▶ DATASET CONTENT:

= = = =

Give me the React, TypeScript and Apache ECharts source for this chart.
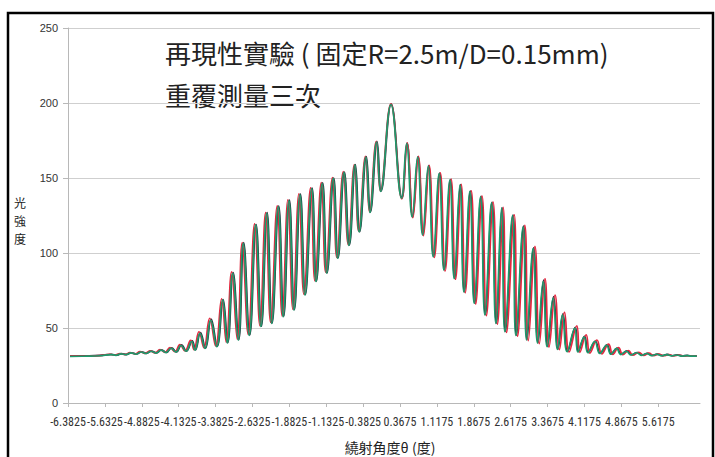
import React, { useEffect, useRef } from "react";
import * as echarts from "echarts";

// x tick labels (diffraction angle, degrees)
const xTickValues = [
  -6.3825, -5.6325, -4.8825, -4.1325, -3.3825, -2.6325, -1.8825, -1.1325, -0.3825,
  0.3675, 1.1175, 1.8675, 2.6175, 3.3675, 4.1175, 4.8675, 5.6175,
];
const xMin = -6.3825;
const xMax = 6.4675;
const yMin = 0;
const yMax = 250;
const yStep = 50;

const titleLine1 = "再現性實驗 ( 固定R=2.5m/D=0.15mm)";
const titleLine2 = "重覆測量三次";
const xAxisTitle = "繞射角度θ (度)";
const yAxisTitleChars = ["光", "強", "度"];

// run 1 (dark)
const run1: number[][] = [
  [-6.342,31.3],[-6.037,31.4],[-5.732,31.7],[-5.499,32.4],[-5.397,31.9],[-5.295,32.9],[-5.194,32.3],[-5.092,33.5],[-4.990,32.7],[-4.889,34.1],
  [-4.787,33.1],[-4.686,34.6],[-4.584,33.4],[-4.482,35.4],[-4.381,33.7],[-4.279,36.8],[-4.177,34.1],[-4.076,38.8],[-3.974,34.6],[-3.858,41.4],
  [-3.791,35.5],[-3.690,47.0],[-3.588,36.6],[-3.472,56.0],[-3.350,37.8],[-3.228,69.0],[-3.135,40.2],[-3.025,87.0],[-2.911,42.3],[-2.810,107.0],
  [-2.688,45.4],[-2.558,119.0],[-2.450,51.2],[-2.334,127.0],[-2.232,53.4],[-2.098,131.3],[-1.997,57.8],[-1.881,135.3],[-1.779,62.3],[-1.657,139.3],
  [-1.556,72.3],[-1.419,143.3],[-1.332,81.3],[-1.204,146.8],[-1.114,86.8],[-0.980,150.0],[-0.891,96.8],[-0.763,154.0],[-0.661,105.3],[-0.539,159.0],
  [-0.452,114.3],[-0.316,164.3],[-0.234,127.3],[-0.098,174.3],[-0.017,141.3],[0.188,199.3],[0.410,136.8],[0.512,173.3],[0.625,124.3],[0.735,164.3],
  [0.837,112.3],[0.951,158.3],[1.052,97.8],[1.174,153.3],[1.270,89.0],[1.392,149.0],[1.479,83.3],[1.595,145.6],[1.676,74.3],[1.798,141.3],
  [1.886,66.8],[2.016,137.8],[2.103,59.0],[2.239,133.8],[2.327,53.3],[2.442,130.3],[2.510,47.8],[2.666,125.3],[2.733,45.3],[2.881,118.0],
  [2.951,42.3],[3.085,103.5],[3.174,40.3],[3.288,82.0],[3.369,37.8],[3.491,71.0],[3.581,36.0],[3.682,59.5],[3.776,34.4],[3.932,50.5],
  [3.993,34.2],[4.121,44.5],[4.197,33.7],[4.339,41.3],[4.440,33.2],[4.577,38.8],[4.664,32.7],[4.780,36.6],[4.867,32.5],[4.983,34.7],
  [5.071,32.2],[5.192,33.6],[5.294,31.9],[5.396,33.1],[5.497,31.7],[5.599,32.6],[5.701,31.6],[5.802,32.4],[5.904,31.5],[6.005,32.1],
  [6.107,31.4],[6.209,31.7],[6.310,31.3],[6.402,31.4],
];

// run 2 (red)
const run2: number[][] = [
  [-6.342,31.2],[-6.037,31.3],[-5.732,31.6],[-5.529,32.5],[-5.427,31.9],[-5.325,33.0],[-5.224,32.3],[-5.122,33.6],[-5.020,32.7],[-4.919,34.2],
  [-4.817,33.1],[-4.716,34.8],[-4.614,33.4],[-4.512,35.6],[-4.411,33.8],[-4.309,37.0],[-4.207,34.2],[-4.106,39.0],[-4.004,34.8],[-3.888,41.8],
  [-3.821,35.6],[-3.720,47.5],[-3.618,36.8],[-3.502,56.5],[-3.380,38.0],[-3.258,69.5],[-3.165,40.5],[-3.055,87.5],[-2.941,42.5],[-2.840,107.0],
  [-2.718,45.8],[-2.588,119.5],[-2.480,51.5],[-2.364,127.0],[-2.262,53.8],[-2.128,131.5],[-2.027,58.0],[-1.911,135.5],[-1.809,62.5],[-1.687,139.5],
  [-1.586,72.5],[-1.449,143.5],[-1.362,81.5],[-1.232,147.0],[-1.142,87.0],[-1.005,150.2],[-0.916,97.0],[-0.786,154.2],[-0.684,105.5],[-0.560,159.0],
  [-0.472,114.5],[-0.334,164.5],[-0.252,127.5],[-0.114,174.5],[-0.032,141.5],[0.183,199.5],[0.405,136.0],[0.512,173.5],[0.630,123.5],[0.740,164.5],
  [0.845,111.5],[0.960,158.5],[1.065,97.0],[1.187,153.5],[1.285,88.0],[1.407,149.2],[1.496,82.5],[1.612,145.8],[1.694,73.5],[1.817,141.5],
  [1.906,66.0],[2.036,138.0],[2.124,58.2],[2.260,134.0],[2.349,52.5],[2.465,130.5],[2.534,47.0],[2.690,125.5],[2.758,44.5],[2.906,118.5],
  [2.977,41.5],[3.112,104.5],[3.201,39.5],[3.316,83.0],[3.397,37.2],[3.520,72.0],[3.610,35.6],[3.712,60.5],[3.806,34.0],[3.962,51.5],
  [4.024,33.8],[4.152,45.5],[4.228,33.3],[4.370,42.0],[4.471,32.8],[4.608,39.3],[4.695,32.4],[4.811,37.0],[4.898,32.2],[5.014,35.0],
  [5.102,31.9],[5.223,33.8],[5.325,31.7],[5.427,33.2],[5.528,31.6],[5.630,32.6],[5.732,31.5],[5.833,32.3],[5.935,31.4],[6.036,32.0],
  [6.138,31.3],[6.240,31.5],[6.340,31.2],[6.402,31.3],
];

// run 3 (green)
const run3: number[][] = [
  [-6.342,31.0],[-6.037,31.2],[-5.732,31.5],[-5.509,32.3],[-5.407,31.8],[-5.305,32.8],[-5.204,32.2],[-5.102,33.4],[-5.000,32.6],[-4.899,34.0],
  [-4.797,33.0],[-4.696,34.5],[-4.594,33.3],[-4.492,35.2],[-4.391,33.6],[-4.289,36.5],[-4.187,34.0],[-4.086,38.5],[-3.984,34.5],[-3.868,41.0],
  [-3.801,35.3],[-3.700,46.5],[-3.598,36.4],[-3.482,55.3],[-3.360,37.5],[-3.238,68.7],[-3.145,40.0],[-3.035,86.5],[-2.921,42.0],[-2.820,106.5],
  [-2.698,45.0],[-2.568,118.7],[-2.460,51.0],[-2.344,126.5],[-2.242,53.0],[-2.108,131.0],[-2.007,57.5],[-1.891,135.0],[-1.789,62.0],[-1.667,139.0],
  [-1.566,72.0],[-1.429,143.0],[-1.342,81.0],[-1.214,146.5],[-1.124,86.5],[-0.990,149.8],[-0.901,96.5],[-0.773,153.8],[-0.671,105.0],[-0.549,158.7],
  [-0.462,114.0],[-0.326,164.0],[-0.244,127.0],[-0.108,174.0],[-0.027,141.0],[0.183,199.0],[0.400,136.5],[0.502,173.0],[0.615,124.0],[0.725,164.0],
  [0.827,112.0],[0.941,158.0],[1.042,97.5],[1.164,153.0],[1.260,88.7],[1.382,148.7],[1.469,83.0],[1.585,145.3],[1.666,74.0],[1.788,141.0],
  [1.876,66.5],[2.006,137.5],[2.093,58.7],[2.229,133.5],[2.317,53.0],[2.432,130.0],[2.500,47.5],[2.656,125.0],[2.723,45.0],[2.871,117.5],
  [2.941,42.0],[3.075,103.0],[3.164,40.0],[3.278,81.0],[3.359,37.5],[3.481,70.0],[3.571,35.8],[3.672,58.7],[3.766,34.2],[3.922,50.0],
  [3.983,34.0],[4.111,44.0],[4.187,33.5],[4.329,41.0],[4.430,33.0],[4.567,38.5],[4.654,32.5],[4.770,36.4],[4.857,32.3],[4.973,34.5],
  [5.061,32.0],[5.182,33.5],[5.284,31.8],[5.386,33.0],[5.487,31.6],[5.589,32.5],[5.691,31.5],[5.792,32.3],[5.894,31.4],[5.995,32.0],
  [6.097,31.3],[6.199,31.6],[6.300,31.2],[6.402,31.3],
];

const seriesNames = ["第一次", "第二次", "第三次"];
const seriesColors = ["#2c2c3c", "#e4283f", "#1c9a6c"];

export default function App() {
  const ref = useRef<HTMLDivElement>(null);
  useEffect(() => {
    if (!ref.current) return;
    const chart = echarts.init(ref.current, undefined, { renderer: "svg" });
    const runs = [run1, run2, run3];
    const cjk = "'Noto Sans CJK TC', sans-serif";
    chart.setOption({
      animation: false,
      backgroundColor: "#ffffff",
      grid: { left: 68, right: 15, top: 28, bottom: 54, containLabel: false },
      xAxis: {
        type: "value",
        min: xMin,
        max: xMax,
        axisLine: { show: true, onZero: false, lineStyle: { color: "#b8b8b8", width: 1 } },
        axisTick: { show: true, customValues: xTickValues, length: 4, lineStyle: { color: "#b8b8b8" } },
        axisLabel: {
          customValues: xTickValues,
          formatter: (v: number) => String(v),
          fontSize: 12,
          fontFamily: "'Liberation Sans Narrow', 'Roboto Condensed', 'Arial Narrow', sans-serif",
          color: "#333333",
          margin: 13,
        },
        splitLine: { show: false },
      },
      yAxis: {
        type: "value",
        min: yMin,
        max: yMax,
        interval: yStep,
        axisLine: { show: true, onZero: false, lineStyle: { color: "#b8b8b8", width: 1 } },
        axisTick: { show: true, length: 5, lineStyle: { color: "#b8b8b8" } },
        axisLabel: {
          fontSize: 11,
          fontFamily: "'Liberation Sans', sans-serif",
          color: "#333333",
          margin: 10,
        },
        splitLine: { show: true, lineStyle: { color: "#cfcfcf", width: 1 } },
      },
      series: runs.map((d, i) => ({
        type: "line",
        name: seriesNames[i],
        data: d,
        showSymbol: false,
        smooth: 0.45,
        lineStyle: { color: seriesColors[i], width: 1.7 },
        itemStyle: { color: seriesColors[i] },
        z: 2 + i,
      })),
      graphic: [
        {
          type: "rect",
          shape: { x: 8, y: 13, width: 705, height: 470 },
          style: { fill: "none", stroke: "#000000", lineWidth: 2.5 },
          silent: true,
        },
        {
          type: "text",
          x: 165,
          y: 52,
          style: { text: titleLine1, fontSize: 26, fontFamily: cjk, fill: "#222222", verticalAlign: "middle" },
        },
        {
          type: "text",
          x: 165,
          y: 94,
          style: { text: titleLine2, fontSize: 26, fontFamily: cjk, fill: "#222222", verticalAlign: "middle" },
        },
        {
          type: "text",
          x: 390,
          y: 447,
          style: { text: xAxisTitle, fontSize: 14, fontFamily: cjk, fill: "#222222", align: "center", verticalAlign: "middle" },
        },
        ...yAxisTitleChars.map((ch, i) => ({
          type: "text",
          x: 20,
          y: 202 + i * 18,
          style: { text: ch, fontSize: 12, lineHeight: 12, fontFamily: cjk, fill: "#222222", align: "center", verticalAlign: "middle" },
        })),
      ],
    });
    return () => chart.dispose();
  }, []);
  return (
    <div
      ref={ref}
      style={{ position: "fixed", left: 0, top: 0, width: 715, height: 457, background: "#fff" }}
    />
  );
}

= = = =

▶ TASK DESCRIPTION: Your answer should be a single number: how many lines of the material contain the word "React".

▶ FULL SOLUTION: 2